* Instructions to follow
Starting at the top of the entries below, write out each line up to and including the one containing "(0,0) rectangle (1164,583);". Leave the pictures out.

* Supplied data
..............................

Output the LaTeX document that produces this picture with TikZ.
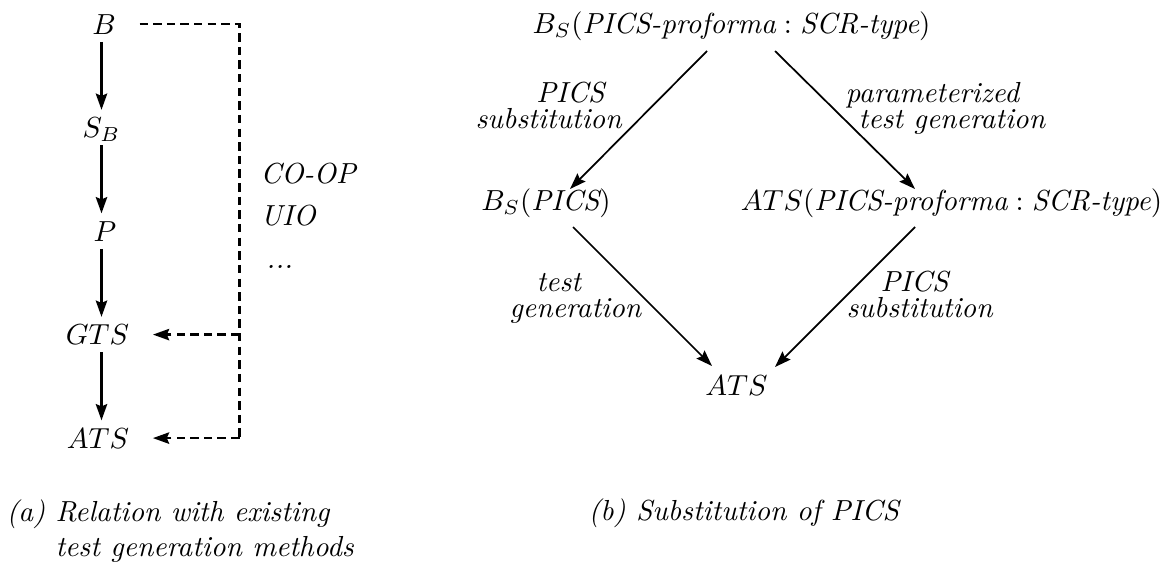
\documentclass[tikz,border=0pt]{standalone}
\usetikzlibrary{arrows.meta,calc}
\begin{document}
\begin{tikzpicture}[x=0.3448pt,y=-0.3448pt,
  every node/.style={inner sep=0pt, font=\itshape},
  tip/.style={-{Stealth[length=5.6pt,width=3.9pt,inset=0.8pt]}},
  chain/.style={anchor=base, text height=6.83pt, text depth=0pt, inner ysep=2.5pt, inner xsep=8pt},
  solidarr/.style={tip, line width=0.9pt},
  dasharr/.style={line width=0.9pt, dash pattern=on 2.9pt off 1.8pt},
  diagarr/.style={tip, line width=0.6pt},
  lbl/.style={anchor=base west, align=left}
]
\useasboundingbox (0,0) rectangle (1164,583);

% ---- (a) chain of derivations ----
\node[chain] (B)   at (104,34)    {$B$};
\node[chain] (SB)  at (101.5,137.5) {$S_B$};
\node[chain] (P)   at (105,241)   {$P$};
\node[chain] (GTS) at (97.5,344.5) {$GTS$};
\node[chain] (ATS) at (98,448)    {$ATS$};

\coordinate (col)  at (101.5,0);
\coordinate (rail) at (239.5,0);

\draw[solidarr] (B.south -| col)   -- (SB.north -| col);
\draw[solidarr] (SB.south -| col)  -- (P.north -| col);
\draw[solidarr] (P.south -| col)   -- (GTS.north -| col);
\draw[solidarr] (GTS.south -| col) -- (ATS.north -| col);

\draw[dasharr] (B.east) -- (B.east -| rail) -- (ATS.east -| rail);
\draw[dasharr, tip] (ATS.east -| rail) -- (ATS.east);
\draw[dasharr, tip] (GTS.east -| rail) -- (GTS.east);

\node[lbl] (methods) at (260,268) {CO-OP\\[2.6pt]UIO\\[2.6pt]\hspace*{2pt}...};

% ---- (b) substitution diamond ----
\node[anchor=base] (top)  at (731.5,33)  {$B_S(\textit{PICS-proforma} : \textit{SCR-type})$};
\node[anchor=base] (bs)   at (546,210)   {$B_S(\textit{PICS})$};
\node[anchor=base] (atsp) at (951.5,210) {$ATS(\textit{PICS-proforma} : \textit{SCR-type})$};
\node[anchor=base] (ats)  at (736.5,395) {$ATS$};

\draw[diagarr] ($(top.base)+(-24.5,18)$) -- ($(bs.base)+(24,-21)$);
\draw[diagarr] ($(top.base)+(43.5,18)$)  -- ($(atsp.base)+(-36.5,-21)$);
\draw[diagarr] ($(bs.base)+(27,17)$)     -- ($(ats.base)+(-24.5,-29)$);
\draw[diagarr] ($(atsp.base)+(-36.5,17)$) -- ($(ats.base)+(38.5,-28)$);

\node[lbl] (l1) at (475,128) {\hspace*{21pt}PICS\\[-3.2pt]substitution};
\node[lbl] (l2) at (845,128) {parameterized\\[-3.2pt]\hspace*{4.5pt}test generation};
\node[lbl] (l3) at (509,317) {\hspace*{9.3pt}test\\[-3.2pt]generation};
\node[lbl] (l4) at (846,317) {\hspace*{11.7pt}PICS\\[-3.2pt]substitution};

% ---- captions ----
\node[lbl] (capa) at (6,556) {(a) Relation with existing\\\hphantom{(a) }test generation methods};
\node[lbl] (capb) at (588,520) {(b) Substitution of PICS};
\end{tikzpicture}
\end{document}
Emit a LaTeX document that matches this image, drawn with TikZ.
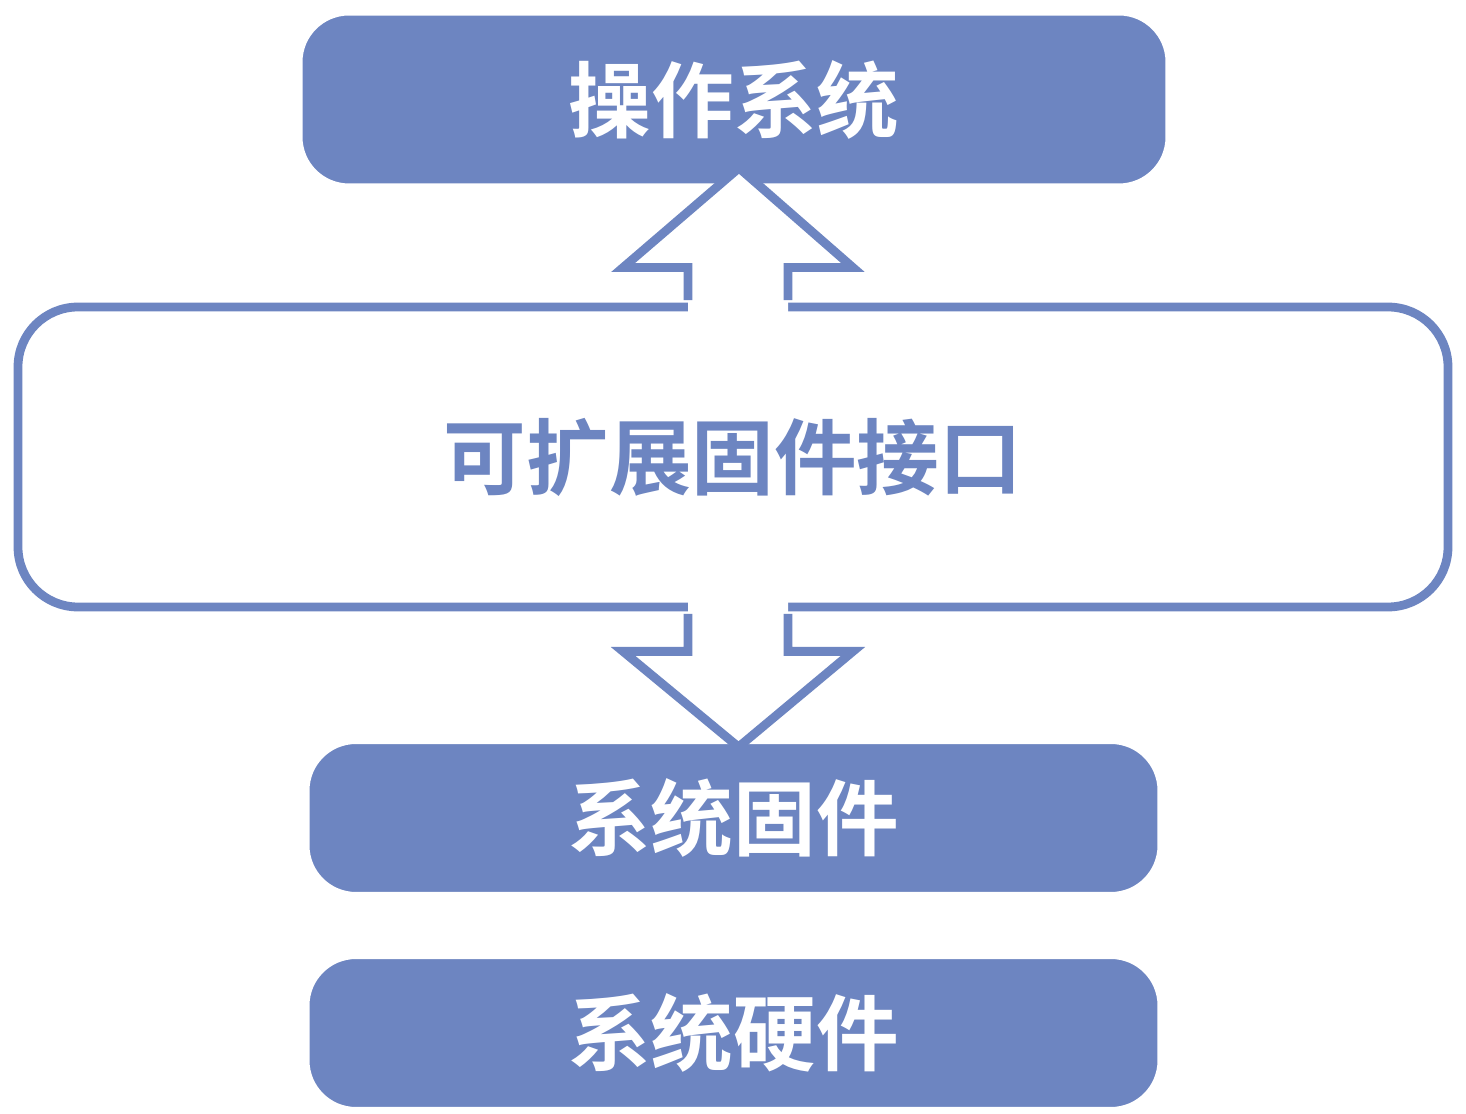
\documentclass[tikz,border=0pt]{standalone}
\usepackage{fontspec}
\newfontfamily\cjk{Noto Sans CJK SC}[BoldFont={Noto Sans CJK SC Bold}]
\usetikzlibrary{positioning,calc}
\definecolor{layerblue}{HTML}{6D85C1}
\tikzset{
    layer/.style={
        rectangle,
        rounded corners=1cm,
        draw=white,
        line width=4pt,
        fill=layerblue,
        text=white,
        font=\cjk\bfseries\fontsize{47}{50}\selectfont,
    },
    iface/.style={
        rectangle,
        rounded corners=1.2cm,
        draw=layerblue,
        line width=5pt,
        fill=white,
        text=layerblue,
        font=\cjk\bfseries\fontsize{47}{50}\selectfont,
    },
    bigarrow/.style={
        draw=layerblue,
        line width=5pt,
        line join=miter,
    },
}
\begin{document}
\begin{tikzpicture}
    \useasboundingbox[fill=white] (0,0) rectangle (29.32,22.28);
    \node [layer,minimum width=17.4cm,minimum height=3.5cm] (os) at (14.68,20.29) {操作系统};
    \node [iface,minimum width=28.6cm,minimum height=6cm] (ext) at (14.66,13.14) {可扩展固件接口};
    \node [layer,minimum width=17.1cm,minimum height=3.1cm] (fw) at (14.67,5.92) {系统固件};
    \node [layer,minimum width=17.1cm,minimum height=3.1cm] (hw) at (14.67,1.62) {系统硬件};

    % up arrow
    \fill[white] ($(ext.north)+(-0.9,-0.2)$) -- ++(0,0.9) -- ++(-1.3,0) -- ($(os.south)+(0.1,0.45)$)
        -- ($(ext.north)+(2.4,0.7)$) -- ++(-1.3,0) -- ++(0,-0.9) -- cycle;
    \draw[bigarrow] ($(ext.north)+(-0.9,0.05)$) -- ++(0,0.65) -- ++(-1.3,0) -- ($(os.south)+(0.1,0.45)$)
        -- ($(ext.north)+(2.4,0.7)$) -- ++(-1.3,0) -- ++(0,-0.65);
    % down arrow
    \fill[white] ($(ext.south)+(-0.9,0.2)$) -- ++(0,-1) -- ++(-1.3,0) -- ($(fw.north)+(0.1,-0.2)$)
        -- ($(ext.south)+(2.4,-0.8)$) -- ++(-1.3,0) -- ++(0,1) -- cycle;
    \draw[bigarrow] ($(ext.south)+(-0.9,-0.05)$) -- ++(0,-0.75) -- ++(-1.3,0) -- ($(fw.north)+(0.1,-0.2)$)
        -- ($(ext.south)+(2.4,-0.8)$) -- ++(-1.3,0) -- ++(0,0.75);
\end{tikzpicture}
\end{document}
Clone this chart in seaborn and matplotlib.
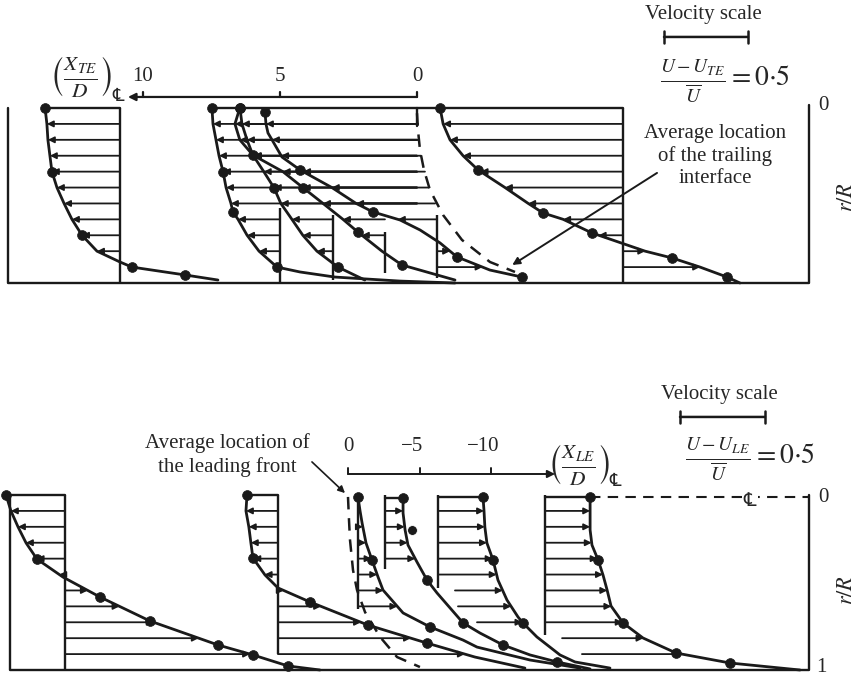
import numpy as np
import matplotlib
matplotlib.use('Agg')
import matplotlib.pyplot as plt
import seaborn as sns

# ------------------------------------------------------------------ data
ROWS = np.arange(11) / 11.0            # measuring stations r/R

# ---- upper panel : trailing edge, X_TE/D ---------------------------------
top_ticks = [0, 5, 10]
top_tick_labels = ['0', '5', '10']

p1_X = 10.84
p1_r = [0, .091, .182, .273, .364, .455, .545, .636, .727, .818, .88, .909, .954, .983]
p1_v = [-.446, -.435, -.429, -.417, -.405, -.375, -.333, -.286, -.226, -.137, 0.0, .071, .387, .583]
p1_marks = [0, 4, 8, 11, 12]

pa_X = 5.0
pa_r = [0, .091, .182, .273, .364, .455, .545, .594, .636, .727, .818, .909, .937, .966, .989, 1.0]
pa_v = [-.405, -.399, -.381, -.363, -.339, -.321, -.292, -.280, -.250, -.196, -.125, -.018, .119, .327, .714, 1.042]
pa_marks = [0, 4, 7, 11]

pb1_X = 3.07
pb1_r = [0, .091, .182, .269, .364, .455, .545, .636, .727, .818, .909, .983]
pb1_v = [-.554, -.583, -.554, -.476, -.411, -.351, -.310, -.244, -.179, -.095, .030, .190]
pb1_marks = [0, 3, 5, 10]

pb2_X = 1.17
pb2_r = [0, .091, .182, .269, .364, .455, .545, .636, .709, .818, .897, .983]
pb2_v = [-.863, -.851, -.821, -.786, -.607, -.488, -.369, -.250, -.161, -.018, .101, .417]
pb2_marks = [0, 5, 8, 10]

pc_X = -0.73
pc_r = [.023, .091, .143, .182, .280, .354, .455, .545, .594, .640, .697, .771, .851, .926, .966]
pc_v = [-1.024, -1.018, -1.006, -.982, -.923, -.815, -.625, -.482, -.381, -.220, -.101, .018, .119, .315, .506]
pc_marks = [0, 5, 8, 12, 14]
pc_row_starts = [-0.04, -0.07, -0.15, -0.29, -0.44, -0.66]   # rows 1..6 start on the interface

p5_X = -7.52
p5_r = [0, .091, .182, .273, .354, .455, .545, .6, .636, .714, .818, .857, .909, .966, 1.0]
p5_v = [-1.089, -1.071, -1.030, -.952, -.863, -.702, -.565, -.476, -.357, -.185, .131, .292, .458, .619, .696]
p5_marks = [0, 4, 7, 9, 11, 13]

trail_r = [.03, .126, .24, .354, .469, .611, .754, .88, .937]
trail_X = [0, -.036, -.109, -.255, -.474, -.949, -1.642, -2.664, -3.577]

# ---- lower panel : leading edge, X_LE/D ----------------------------------
bot_ticks = [0, -5, -10]
bot_tick_labels = ['0', '\u22125', '\u221210']

q1_X = 19.79
q1_r = [0, .091, .183, .274, .366, .469, .583, .72, .857, .914, .977, 1.0]
q1_v = [-.347, -.318, -.276, -.229, -.165, -.012, .206, .500, .900, 1.106, 1.312, 1.5]
q1_marks = [0, 4, 6, 7, 8, 9, 10]

q2_X = 4.90
q2_r = [0, .091, .183, .274, .36, .457, .531, .611, .743, .846, .926, .989]
q2_v = [-.182, -.188, -.171, -.159, -.147, -.076, 0.0, .188, .529, .876, 1.159, 1.453]
q2_marks = [0, 4, 7, 8, 9]

q3_X = -0.70
q3_r = [.011, .091, .16, .274, .371, .469, .543, .674, .754, .829, .869, .943, .989]
q3_v = [0, .012, .024, .047, .082, .118, .147, .265, .424, .618, .700, 1.012, 1.306]
q3_marks = [0, 4, 8]

q4_X = -2.59
q4_r = [.017, .103, .2, .286, .383, .486, .56, .731, .789, .857, .914, .954, .994]
q4_v = [.106, .106, .118, .135, .188, .247, .306, .459, .559, .694, .853, 1.012, 1.206]
q4_marks = [0, 5, 7, 9, 11]
q4_extra_r = [.2]
q4_extra_v = [.159]

q5_X = -6.29
q5_r = [.011, .091, .183, .274, .371, .486, .6, .697, .731, .811, .914, .954, .989]
q5_v = [.265, .271, .276, .288, .324, .353, .406, .471, .5, .582, .718, .806, 1.012]
q5_marks = [0, 4, 8]
q5_row_starts = [-7.48, -7.69, -9.02]        # rows 6..8

q6_X = -13.78
q6_r = [.011, .091, .2, .286, .371, .457, .543, .634, .731, .817, .903, .96, 1.0]
q6_v = [.265, .265, .265, .276, .312, .341, .365, .388, .459, .576, .771, 1.088, 1.5]
q6_marks = [0, 4, 8, 10, 11]
q6_row_starts = [-14.97, -16.36]             # rows 9..10

lead_r = [.011, .143, .257, .429, .543, .669, .811, .926, .983]
lead_X = [0, -.07, -.14, -.35, -.63, -1.19, -2.24, -3.43, -5.03]

VEL_SCALE = 0.5

# ------------------------------------------------------------------ layout
W, H = 863, 676
sns.set_theme(style='white')
plt.rcParams['font.family'] = ['Liberation Serif', 'DejaVu Serif', 'DejaVu Sans']
plt.rcParams['mathtext.fontset'] = 'stix'

fig = plt.figure(figsize=(W / 100, H / 100), dpi=100)
fig.patch.set_facecolor('white')


def panel(x0_px, px_per_x, y0_px, px_per_r, ytop_px, ybot_px):
    ax = fig.add_axes([0, 1 - ybot_px / H, 1, (ybot_px - ytop_px) / H])
    ax.set_xlim(x0_px / px_per_x, (x0_px - W) / px_per_x)
    ax.set_ylim((ybot_px - y0_px) / px_per_r, (ytop_px - y0_px) / px_per_r)
    ax.axis('off')
    return ax


axT = panel(417, 27.4, 108, 175, 20, 320)
axB = panel(348, 14.3, 495, 175, 330, 676)
K_T = 168 / 27.4       # X/D units per unit velocity, upper panel
K_B = 170 / 14.3       # lower panel

LW_C, LW_A, LW_F = 2.0, 1.3, 1.7


def arrow(ax, start, tip, r, ms=9, lw=LW_A):
    ax.annotate('', xy=(tip, r), xytext=(start, r),
                arrowprops=dict(arrowstyle='-|>', lw=lw, color='k',
                                shrinkA=0, shrinkB=0, mutation_scale=ms))


def profile(ax, K, base, span, r, v, marks, rows=(), starts=None, top_line=True):
    r = np.asarray(r, float)
    v = np.asarray(v, float)
    xc = base - K * v
    sns.lineplot(x=xc, y=r, sort=False, estimator=None, color='k', lw=LW_C, ax=ax)
    ax.plot([base, base], span, color='k', lw=LW_F, solid_capstyle='butt')
    sns.scatterplot(x=xc[marks], y=r[marks], color='k', s=50, edgecolor='k',
                    linewidth=0.5, ax=ax, zorder=6, legend=False)
    if top_line:
        ax.plot([base, xc[0]], [r[0], r[0]], color='k', lw=LW_F)
    if starts is None:
        starts = [base] * len(rows)
    for k, s in zip(rows, starts):
        rr = ROWS[k]
        tip = base - K * np.interp(rr, r, v)
        if abs(tip - s) * (27.4 if K == K_T else 14.3) < 4:
            continue
        arrow(ax, s, tip, rr)
    return xc


# ------------------------------------------------------------------ upper panel
ax = axT
frame_L, frame_R = (417 - 8) / 27.4, (417 - 809) / 27.4
ax.plot([frame_L, frame_L, frame_R, frame_R], [0, 1, 1, -0.017], color='k', lw=LW_F)

profile(ax, K_T, p1_X, (0, 1), p1_r, p1_v, p1_marks, rows=range(1, 10))
xa = profile(ax, K_T, pa_X, (0.57, 1), pa_r, pa_v, pa_marks,
             rows=list(range(1, 10)), starts=[0] * 6 + [pa_X] * 3, top_line=False)
profile(ax, K_T, pb1_X, (0.61, 0.98), pb1_r, pb1_v, pb1_marks,
        rows=list(range(1, 10)), starts=[0] * 6 + [pb1_X] * 3, top_line=False)
profile(ax, K_T, pb2_X, (0.71, 0.94), pb2_r, pb2_v, pb2_marks,
        rows=list(range(1, 9)), starts=[0] * 6 + [pb2_X] * 2, top_line=False)
profile(ax, K_T, pc_X, (0.61, 0.97), pc_r, pc_v, pc_marks,
        rows=[1, 2, 3, 4, 5, 6, 7, 9, 10], starts=pc_row_starts + [pc_X] * 3, top_line=False)
profile(ax, K_T, p5_X, (0, 1), p5_r, p5_v, p5_marks, rows=range(1, 11), top_line=False)
ax.plot([xa[0], p5_X], [0, 0], color='k', lw=LW_F)
ax.plot([0, 0], [0, 0.1], color='k', lw=LW_F)
ax.plot(trail_X, trail_r, color='k', lw=1.8, ls=(0, (5, 3.5)))

# X_TE/D axis
r_ax = -0.063
ax.annotate('', xy=(10.55, r_ax), xytext=(0, r_ax),
            arrowprops=dict(arrowstyle='-|>', lw=1.6, color='k', shrinkA=0, shrinkB=0,
                            mutation_scale=11))
for t, lab in zip(top_ticks, top_tick_labels):
    ax.plot([t, t], [r_ax, r_ax - 0.03], color='k', lw=1.6)
    ax.annotate(lab, xy=(t, r_ax), xytext=(0, 14.5), textcoords='offset points',
                ha='center', va='center', fontsize=15)

# velocity scale
vx0, vr = (417 - 664) / 27.4, -0.406
ax.annotate('', xy=(vx0 - K_T * VEL_SCALE, vr), xytext=(vx0, vr),
            arrowprops=dict(arrowstyle='|-|', lw=1.8, color='k', shrinkA=0, shrinkB=0,
                            mutation_scale=4))

# annotation arrow to trailing interface
ax.annotate('', xy=(trail_X[-1] + 0.1, 0.897), xytext=(-8.76, 0.371),
            arrowprops=dict(arrowstyle='-|>', lw=1.4, color='k', shrinkA=0, shrinkB=0,
                            mutation_scale=11))

# ------------------------------------------------------------------ lower panel
ax = axB
frame_L, frame_R = (348 - 10) / 14.3, (348 - 809) / 14.3
ax.plot([frame_L, frame_L, frame_R, frame_R], [0, 1, 1, 0], color='k', lw=LW_F)

profile(ax, K_B, q1_X, (0, 1), q1_r, q1_v, q1_marks, rows=range(1, 11))
profile(ax, K_B, q2_X, (0, 0.91), q2_r, q2_v, q2_marks, rows=range(1, 11))
profile(ax, K_B, q3_X, (0, 0.65), q3_r, q3_v, q3_marks, rows=range(1, 8), top_line=False)
profile(ax, K_B, q4_X, (0, 0.42), q4_r, q4_v, q4_marks, rows=range(1, 5))
sns.scatterplot(x=q4_X - K_B * np.asarray(q4_extra_v), y=q4_extra_r, color='k', s=50,
                ax=ax, zorder=6, legend=False)
profile(ax, K_B, q5_X, (0, 0.53), q5_r, q5_v, q5_marks,
        rows=range(1, 9), starts=[q5_X] * 5 + q5_row_starts)
xq6 = profile(ax, K_B, q6_X, (0, 0.80), q6_r, q6_v, q6_marks,
              rows=range(1, 11), starts=[q6_X] * 8 + q6_row_starts)
ax.plot(lead_X, lead_r, color='k', lw=1.8, ls=(0, (5, 3.5)))
ax.plot([xq6[0], frame_R], [0.011, 0.011], color='k', lw=1.5, ls=(0, (5, 3.5)))

r_ax = -0.12
ax.annotate('', xy=(-14.48, r_ax), xytext=(0, r_ax),
            arrowprops=dict(arrowstyle='-|>', lw=1.4, color='k', shrinkA=0, shrinkB=0,
                            mutation_scale=11))
for t, lab in zip(bot_ticks, bot_tick_labels):
    ax.plot([t, t], [r_ax, r_ax - 0.035], color='k', lw=1.4)
    ax.annotate(lab, xy=(t, r_ax), xytext=(-5.5 if t else 0, 20), textcoords='offset points',
                ha='center', va='center', fontsize=15)

vx0, vr = (348 - 680) / 14.3, -0.446
ax.annotate('', xy=(vx0 - K_B * VEL_SCALE, vr), xytext=(vx0, vr),
            arrowprops=dict(arrowstyle='|-|', lw=1.8, color='k', shrinkA=0, shrinkB=0,
                            mutation_scale=4))

ax.annotate('', xy=(0.21, -0.011), xytext=(2.52, -0.189),
            arrowprops=dict(arrowstyle='-|>', lw=1.2, color='k', shrinkA=0, shrinkB=0,
                            mutation_scale=10))

# ------------------------------------------------------------------ text
def T(x, y, s, **kw):
    kw.setdefault('ha', 'center')
    kw.setdefault('va', 'center')
    kw.setdefault('fontsize', 14)
    fig.text(x / W, 1 - y / H, s, **kw)


CL = '\u2104'
T(703, 15, 'Velocity scale', fontsize=15)
T(725, 82, r'$\frac{U-U_{TE}}{\overline{U}}=0{\cdot}5$', fontsize=20)
T(80, 77, r'$\left(\frac{X_{TE}}{D}\right)$', fontsize=22)
T(118, 96, CL, fontsize=13, family=['DejaVu Sans'])
T(823, 106, '0', fontsize=15)
T(847, 197, r'$r/R$', rotation=90, fontsize=16)
T(715, 156, 'Average location\nof the trailing\ninterface', linespacing=1.22, fontsize=15)

T(719, 395, 'Velocity scale', fontsize=15)
T(750, 460, r'$\frac{U-U_{LE}}{\overline{U}}=0{\cdot}5$', fontsize=20)
T(578, 465, r'$\left(\frac{X_{LE}}{D}\right)$', fontsize=22)
T(615, 481, CL, fontsize=13, family=['DejaVu Sans'])
T(750, 500, CL, fontsize=14, family=['DejaVu Sans'],
  bbox=dict(facecolor='white', edgecolor='none', pad=1))
T(823, 497, '0', fontsize=15)
T(821, 668, '1', fontsize=15)
T(847, 590, r'$r/R$', rotation=90, fontsize=16)
T(227, 455, 'Average location of\nthe leading front', linespacing=1.22, fontsize=15)

fig.savefig('out.png', dpi=100, facecolor='white')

..............................

* Solved exercise
Output the LaTeX document that produces this picture with TikZ.
\documentclass[tikz,border=0pt]{standalone}
\usetikzlibrary{arrows.meta,calc}
\begin{document}
\begin{tikzpicture}[x=0.3448pt,y=-0.3448pt,
  every node/.style={inner sep=0pt, font=\itshape},
  tip/.style={-{Stealth[length=5.6pt,width=3.9pt,inset=0.8pt]}},
  chain/.style={anchor=base, text height=6.83pt, text depth=0pt, inner ysep=2.5pt, inner xsep=8pt},
  solidarr/.style={tip, line width=0.9pt},
  dasharr/.style={line width=0.9pt, dash pattern=on 2.9pt off 1.8pt},
  diagarr/.style={tip, line width=0.6pt},
  lbl/.style={anchor=base west, align=left}
]
\useasboundingbox (0,0) rectangle (1164,583);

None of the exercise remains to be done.